Dutil, en France, les manifestants doivent obtenir un permis 20 jours d’avance,
tandis qu’à New York, une demande de permis doit être faite cinq jours
d’avance.

Alors que la Fédération étudiante
collégiale du Québec (FECQ) veut contester la loi 78 devant les tribunaux, M.

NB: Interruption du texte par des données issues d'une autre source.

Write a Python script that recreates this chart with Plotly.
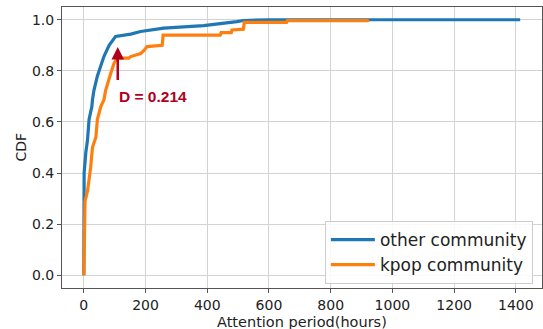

Dutil a pris les devants en soutenant que le texte respecte la Charte canadienne des
droits et libertés. Le ministre
a toutefois donné des munitions à l’opposition en affirmant qu’il avait hâte
que la question soit tranchée. En
Chambre, le député péquiste Bertrand St-Arnaud a pressé le gouvernement de
s’adresser lui-même à la Cour
d’appel pour obtenir un avis sur la légalité de la loi 78. « Vous
en avez le pouvoir, vous pouvez le faire rapidement, et on aurait un jugement
rapidement, a-t-il dit. Agissez! »

Par
ailleurs, le Service de police de la ville de Montréal n’a pas encore eu
recours aux sanctions prévues dans la loi 78. Un
porte-parole du SPVM, Ian Lafrenière, a déclaré que les nombreuses arrestations
de la fin de semaine ont été effectuées en vertu du code criminel. « On
n’a pas appliqué la loi 78 », a-t-il dit lors d’une entrevue téléphonique. Les
policiers montréalais souhaitent trouver un moyen simple qui permettra aux
organisateurs de manifestations de faire connaître leur itinéraire.